_Problem_: In this exercise, return the whole listing exactly, excluding any images.

☆ ☆ ☆ ☆

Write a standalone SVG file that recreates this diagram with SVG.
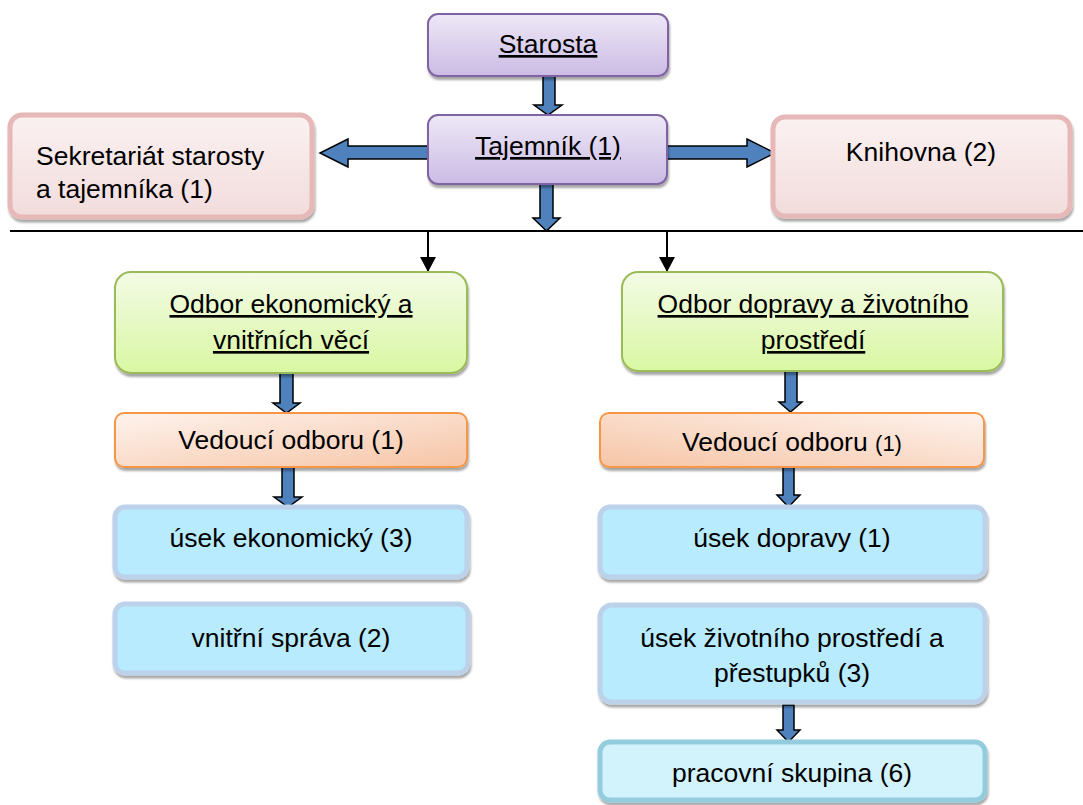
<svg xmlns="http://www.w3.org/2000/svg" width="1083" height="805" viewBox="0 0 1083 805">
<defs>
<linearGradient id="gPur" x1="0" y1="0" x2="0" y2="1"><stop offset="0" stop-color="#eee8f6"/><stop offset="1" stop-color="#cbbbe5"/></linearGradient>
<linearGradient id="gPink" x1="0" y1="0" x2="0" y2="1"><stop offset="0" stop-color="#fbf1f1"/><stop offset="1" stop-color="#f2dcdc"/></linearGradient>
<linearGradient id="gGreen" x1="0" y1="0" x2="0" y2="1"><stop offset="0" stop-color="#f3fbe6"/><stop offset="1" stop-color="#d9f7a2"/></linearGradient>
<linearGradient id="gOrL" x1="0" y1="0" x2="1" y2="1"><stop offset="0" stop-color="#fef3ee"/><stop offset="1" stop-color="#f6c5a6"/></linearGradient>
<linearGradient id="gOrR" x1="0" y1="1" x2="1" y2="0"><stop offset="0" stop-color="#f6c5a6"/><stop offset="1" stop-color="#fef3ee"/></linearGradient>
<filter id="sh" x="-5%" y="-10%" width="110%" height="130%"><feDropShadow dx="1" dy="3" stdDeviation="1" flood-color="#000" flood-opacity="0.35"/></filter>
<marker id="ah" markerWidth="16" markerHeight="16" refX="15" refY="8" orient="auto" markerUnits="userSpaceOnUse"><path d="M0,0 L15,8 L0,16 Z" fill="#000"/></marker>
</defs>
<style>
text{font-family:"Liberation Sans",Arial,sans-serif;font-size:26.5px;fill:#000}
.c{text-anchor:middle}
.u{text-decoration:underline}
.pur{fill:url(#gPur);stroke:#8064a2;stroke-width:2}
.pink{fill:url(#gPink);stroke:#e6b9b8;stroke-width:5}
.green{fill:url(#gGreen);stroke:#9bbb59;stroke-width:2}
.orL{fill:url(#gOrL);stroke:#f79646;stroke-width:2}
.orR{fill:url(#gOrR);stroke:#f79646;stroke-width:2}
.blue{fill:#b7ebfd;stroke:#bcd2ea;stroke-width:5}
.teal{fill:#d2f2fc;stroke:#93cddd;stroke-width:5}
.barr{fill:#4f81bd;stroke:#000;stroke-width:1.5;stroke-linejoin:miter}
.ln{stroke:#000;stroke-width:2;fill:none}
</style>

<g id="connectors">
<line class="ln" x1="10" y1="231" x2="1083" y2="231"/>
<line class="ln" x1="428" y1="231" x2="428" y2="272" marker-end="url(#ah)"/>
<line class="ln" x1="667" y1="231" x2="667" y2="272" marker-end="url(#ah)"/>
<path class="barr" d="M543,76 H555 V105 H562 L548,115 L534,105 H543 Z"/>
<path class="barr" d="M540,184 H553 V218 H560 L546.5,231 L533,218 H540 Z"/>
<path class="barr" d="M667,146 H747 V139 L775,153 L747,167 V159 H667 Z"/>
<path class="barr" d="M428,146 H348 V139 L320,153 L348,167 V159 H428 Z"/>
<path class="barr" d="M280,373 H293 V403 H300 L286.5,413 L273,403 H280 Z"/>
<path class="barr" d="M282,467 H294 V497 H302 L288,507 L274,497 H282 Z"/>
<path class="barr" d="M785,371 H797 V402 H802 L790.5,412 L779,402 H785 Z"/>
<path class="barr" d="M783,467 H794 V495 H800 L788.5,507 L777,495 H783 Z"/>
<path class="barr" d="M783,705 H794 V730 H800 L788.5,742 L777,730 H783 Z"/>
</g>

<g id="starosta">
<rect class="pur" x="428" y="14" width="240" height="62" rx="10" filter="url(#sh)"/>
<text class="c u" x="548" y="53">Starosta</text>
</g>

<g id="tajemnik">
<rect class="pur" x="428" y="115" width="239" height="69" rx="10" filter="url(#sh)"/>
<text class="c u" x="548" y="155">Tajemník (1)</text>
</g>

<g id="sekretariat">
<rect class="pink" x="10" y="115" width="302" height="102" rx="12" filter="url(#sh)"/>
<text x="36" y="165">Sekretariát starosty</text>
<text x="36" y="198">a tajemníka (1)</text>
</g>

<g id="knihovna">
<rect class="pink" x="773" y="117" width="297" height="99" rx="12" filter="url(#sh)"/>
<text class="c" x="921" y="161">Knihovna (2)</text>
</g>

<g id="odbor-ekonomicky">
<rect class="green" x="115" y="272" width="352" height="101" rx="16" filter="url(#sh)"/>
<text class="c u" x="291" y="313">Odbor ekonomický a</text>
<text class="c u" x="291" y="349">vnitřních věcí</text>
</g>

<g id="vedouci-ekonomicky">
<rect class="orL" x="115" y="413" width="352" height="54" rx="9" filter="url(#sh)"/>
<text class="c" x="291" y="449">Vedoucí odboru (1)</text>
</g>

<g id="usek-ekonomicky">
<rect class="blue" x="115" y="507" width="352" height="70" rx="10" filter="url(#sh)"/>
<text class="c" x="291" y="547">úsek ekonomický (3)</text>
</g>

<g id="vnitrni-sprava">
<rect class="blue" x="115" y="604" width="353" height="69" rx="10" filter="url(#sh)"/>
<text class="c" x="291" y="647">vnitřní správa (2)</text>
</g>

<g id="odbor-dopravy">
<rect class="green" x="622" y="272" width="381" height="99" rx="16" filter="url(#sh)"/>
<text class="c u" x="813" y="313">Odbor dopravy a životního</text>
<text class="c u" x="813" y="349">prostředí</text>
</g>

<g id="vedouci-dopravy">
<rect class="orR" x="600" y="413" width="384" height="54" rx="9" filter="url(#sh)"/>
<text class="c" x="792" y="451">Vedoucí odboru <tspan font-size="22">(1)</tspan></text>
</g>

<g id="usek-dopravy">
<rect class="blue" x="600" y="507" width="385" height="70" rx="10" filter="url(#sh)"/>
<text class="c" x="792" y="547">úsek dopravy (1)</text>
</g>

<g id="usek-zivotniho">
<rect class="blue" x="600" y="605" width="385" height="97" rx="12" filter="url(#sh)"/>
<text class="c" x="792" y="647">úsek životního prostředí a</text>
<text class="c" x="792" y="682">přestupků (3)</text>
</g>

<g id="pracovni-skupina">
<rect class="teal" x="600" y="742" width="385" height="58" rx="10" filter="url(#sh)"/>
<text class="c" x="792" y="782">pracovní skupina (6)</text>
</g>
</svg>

☆ ☆ ☆ ☆

_Reply to the task_:
Write a standalone SVG file that recreates this diagram with SVG.
<svg xmlns="http://www.w3.org/2000/svg" width="1083" height="805" viewBox="0 0 1083 805">
<defs>
<linearGradient id="gPur" x1="0" y1="0" x2="0" y2="1"><stop offset="0" stop-color="#eee8f6"/><stop offset="1" stop-color="#cbbbe5"/></linearGradient>
<linearGradient id="gPink" x1="0" y1="0" x2="0" y2="1"><stop offset="0" stop-color="#fbf1f1"/><stop offset="1" stop-color="#f2dcdc"/></linearGradient>
<linearGradient id="gGreen" x1="0" y1="0" x2="0" y2="1"><stop offset="0" stop-color="#f3fbe6"/><stop offset="1" stop-color="#d9f7a2"/></linearGradient>
<linearGradient id="gOrL" x1="0" y1="0" x2="1" y2="1"><stop offset="0" stop-color="#fef3ee"/><stop offset="1" stop-color="#f6c5a6"/></linearGradient>
<linearGradient id="gOrR" x1="0" y1="1" x2="1" y2="0"><stop offset="0" stop-color="#f6c5a6"/><stop offset="1" stop-color="#fef3ee"/></linearGradient>
<filter id="sh" x="-5%" y="-10%" width="110%" height="130%"><feDropShadow dx="1" dy="3" stdDeviation="1" flood-color="#000" flood-opacity="0.35"/></filter>
<marker id="ah" markerWidth="16" markerHeight="16" refX="15" refY="8" orient="auto" markerUnits="userSpaceOnUse"><path d="M0,0 L15,8 L0,16 Z" fill="#000"/></marker>
</defs>
<style>
text{font-family:"Liberation Sans",Arial,sans-serif;font-size:26.5px;fill:#000}
.c{text-anchor:middle}
.u{text-decoration:underline}
.pur{fill:url(#gPur);stroke:#8064a2;stroke-width:2}
.pink{fill:url(#gPink);stroke:#e6b9b8;stroke-width:5}
.green{fill:url(#gGreen);stroke:#9bbb59;stroke-width:2}
.orL{fill:url(#gOrL);stroke:#f79646;stroke-width:2}
.orR{fill:url(#gOrR);stroke:#f79646;stroke-width:2}
.blue{fill:#b7ebfd;stroke:#bcd2ea;stroke-width:5}
.teal{fill:#d2f2fc;stroke:#93cddd;stroke-width:5}
.barr{fill:#4f81bd;stroke:#000;stroke-width:1.5;stroke-linejoin:miter}
.ln{stroke:#000;stroke-width:2;fill:none}
</style>

<g id="connectors">
<line class="ln" x1="10" y1="231" x2="1083" y2="231"/>
<line class="ln" x1="428" y1="231" x2="428" y2="272" marker-end="url(#ah)"/>
<line class="ln" x1="667" y1="231" x2="667" y2="272" marker-end="url(#ah)"/>
<path class="barr" d="M543,76 H555 V105 H562 L548,115 L534,105 H543 Z"/>
<path class="barr" d="M540,184 H553 V218 H560 L546.5,231 L533,218 H540 Z"/>
<path class="barr" d="M667,146 H747 V139 L775,153 L747,167 V159 H667 Z"/>
<path class="barr" d="M428,146 H348 V139 L320,153 L348,167 V159 H428 Z"/>
<path class="barr" d="M280,373 H293 V403 H300 L286.5,413 L273,403 H280 Z"/>
<path class="barr" d="M282,467 H294 V497 H302 L288,507 L274,497 H282 Z"/>
<path class="barr" d="M785,371 H797 V402 H802 L790.5,412 L779,402 H785 Z"/>
<path class="barr" d="M783,467 H794 V495 H800 L788.5,507 L777,495 H783 Z"/>
<path class="barr" d="M783,705 H794 V730 H800 L788.5,742 L777,730 H783 Z"/>
</g>

<g id="starosta">
<rect class="pur" x="428" y="14" width="240" height="62" rx="10" filter="url(#sh)"/>
<text class="c u" x="548" y="53">Starosta</text>
</g>

<g id="tajemnik">
<rect class="pur" x="428" y="115" width="239" height="69" rx="10" filter="url(#sh)"/>
<text class="c u" x="548" y="155">Tajemník (1)</text>
</g>

<g id="sekretariat">
<rect class="pink" x="10" y="115" width="302" height="102" rx="12" filter="url(#sh)"/>
<text x="36" y="165">Sekretariát starosty</text>
<text x="36" y="198">a tajemníka (1)</text>
</g>

<g id="knihovna">
<rect class="pink" x="773" y="117" width="297" height="99" rx="12" filter="url(#sh)"/>
<text class="c" x="921" y="161">Knihovna (2)</text>
</g>

<g id="odbor-ekonomicky">
<rect class="green" x="115" y="272" width="352" height="101" rx="16" filter="url(#sh)"/>
<text class="c u" x="291" y="313">Odbor ekonomický a</text>
<text class="c u" x="291" y="349">vnitřních věcí</text>
</g>

<g id="vedouci-ekonomicky">
<rect class="orL" x="115" y="413" width="352" height="54" rx="9" filter="url(#sh)"/>
<text class="c" x="291" y="449">Vedoucí odboru (1)</text>
</g>

<g id="usek-ekonomicky">
<rect class="blue" x="115" y="507" width="352" height="70" rx="10" filter="url(#sh)"/>
<text class="c" x="291" y="547">úsek ekonomický (3)</text>
</g>

<g id="vnitrni-sprava">
<rect class="blue" x="115" y="604" width="353" height="69" rx="10" filter="url(#sh)"/>
<text class="c" x="291" y="647">vnitřní správa (2)</text>
</g>

<g id="odbor-dopravy">
<rect class="green" x="622" y="272" width="381" height="99" rx="16" filter="url(#sh)"/>
<text class="c u" x="813" y="313">Odbor dopravy a životního</text>
<text class="c u" x="813" y="349">prostředí</text>
</g>

<g id="vedouci-dopravy">
<rect class="orR" x="600" y="413" width="384" height="54" rx="9" filter="url(#sh)"/>
<text class="c" x="792" y="451">Vedoucí odboru <tspan font-size="22">(1)</tspan></text>
</g>

<g id="usek-dopravy">
<rect class="blue" x="600" y="507" width="385" height="70" rx="10" filter="url(#sh)"/>
<text class="c" x="792" y="547">úsek dopravy (1)</text>
</g>

<g id="usek-zivotniho">
<rect class="blue" x="600" y="605" width="385" height="97" rx="12" filter="url(#sh)"/>
<text class="c" x="792" y="647">úsek životního prostředí a</text>
<text class="c" x="792" y="682">přestupků (3)</text>
</g>

<g id="pracovni-skupina">
<rect class="teal" x="600" y="742" width="385" height="58" rx="10" filter="url(#sh)"/>
<text class="c" x="792" y="782">pracovní skupina (6)</text>
</g>
</svg>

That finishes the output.